Brian,

Answers below.

Le 16 mars 2010 à 03:58, Brian E Carpenter a écrit :

> Rémi,
> 
> Let's take it for granted that
> 
> a) it is possible to design a general format for mapping rules,
> that would work in a variety of scenarios including map-and-encap
> and NAT;
> 
> b) the format and examples in the draft are complete and correct;
> 
> c) tunnel end points and NATs can be "taught" to obey such maps.
> 
> Then consider this:
> 
>> 2.7.  Acquisition of Mapping Rules by Customer Nodes
>> 
>>   For early experimentations or advanced uses, a customer SAM may
>>   acquire the SAM rules of its SAM domain by administrative
>>   configuration.  But for extensive deployments, they must be acquired
>>   automatically.  The DHCP of [RFC2131] and DHCPv6 of [RFC3315]) can be
>>   used for this.  Alternatively, in particular for scenarios where
>>   NAT44s have to be traversed, using the DNS as proposed in section 6
>>   of [DNS-SD] can be a better approach.
> 
> That implies that the map for a given point is acquired automatically,
> but it doesn't explain how the map is created.

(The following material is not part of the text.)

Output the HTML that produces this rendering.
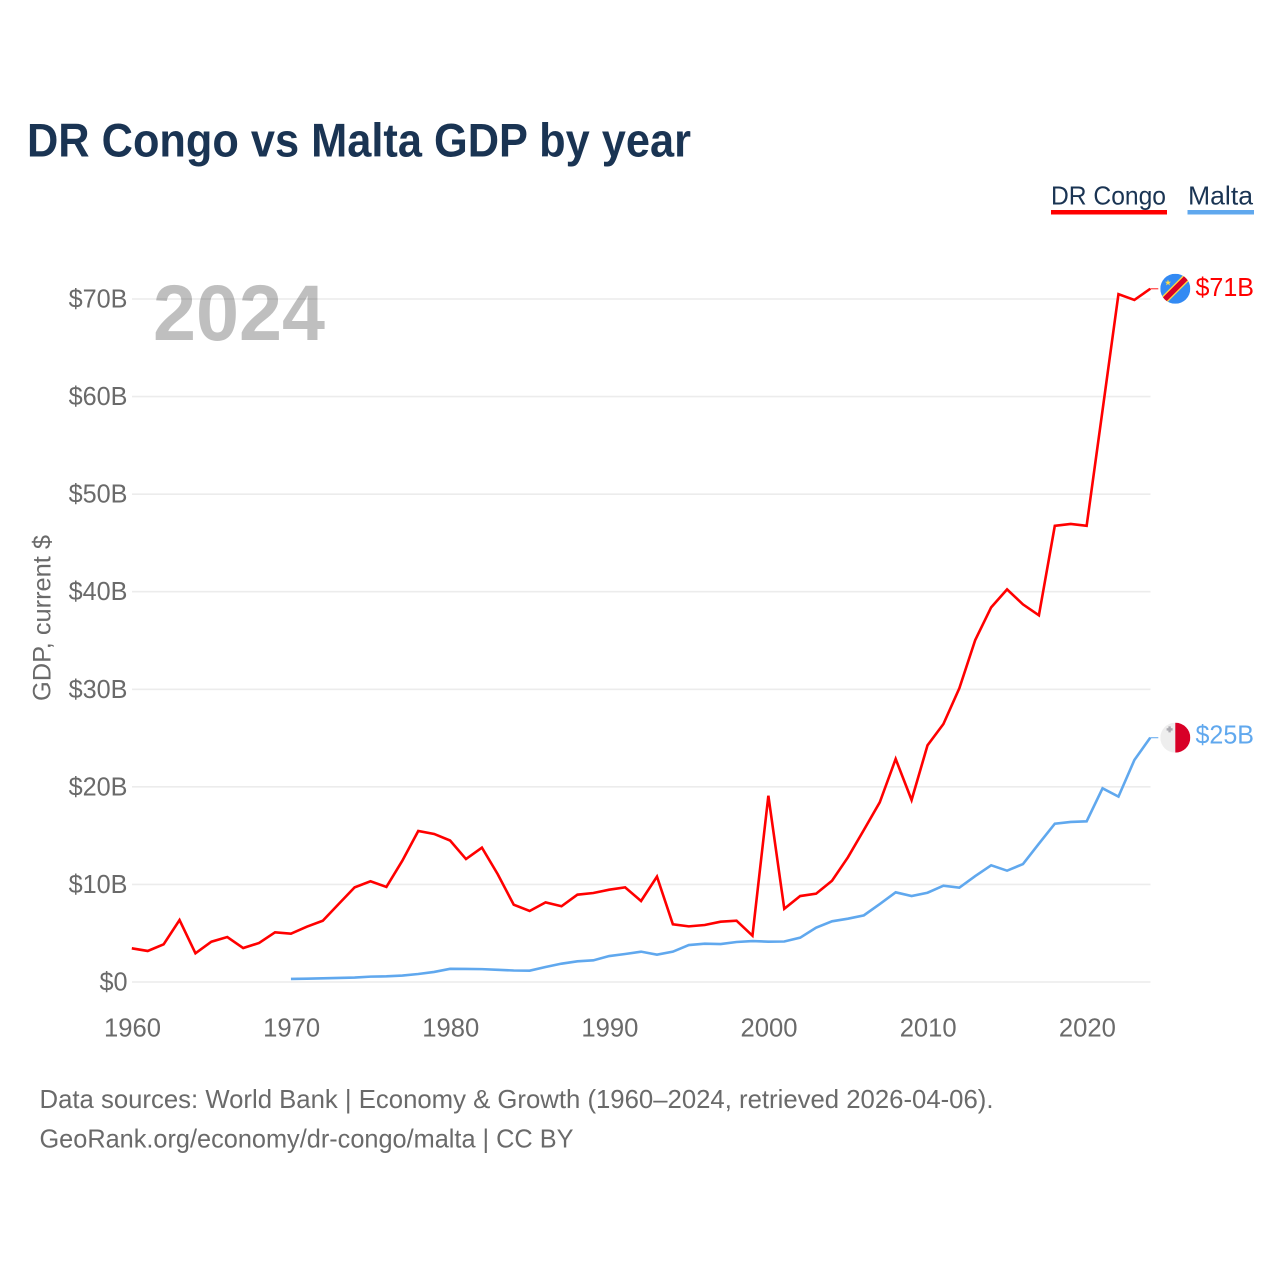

In customer SAMs, mapping rules are always acquired automatically.
In provider SAMs, there are many scenarios where it is reasonable to configure 
them administratively. (This is like in 6rd, where 6rd parameters are 
administratively configured in 6rd BRs, and automatically acquired by 6rd CEs).


> It seems that for usage
> at Internet scale, the maps would have to be generated and propagated
> automatically. Isn't this a hard problem

I am not sure to understand what you mean by "the map".
The hierarchy of exterior prefixes follows the classical model of CIDR 
prefixes. That's all. 

The example of section 3.4 (the planned Telecom-Bretagne experiment) shows a 
2-layer hierarchy of SAM domains, which may be a partial answer.

Besides, deriving provider-SAM rules from locally available parameters is 
internal to each provider-side BR.
Where configuration of mapping rules in provider SAMs should be automated, 
proprietary solutions are therefore possible.
(Having a standard for this can be nice, but is not necessary).  

> (exactly the same problem
> that arises for LISP)? Or have I misunderstood the deployment model?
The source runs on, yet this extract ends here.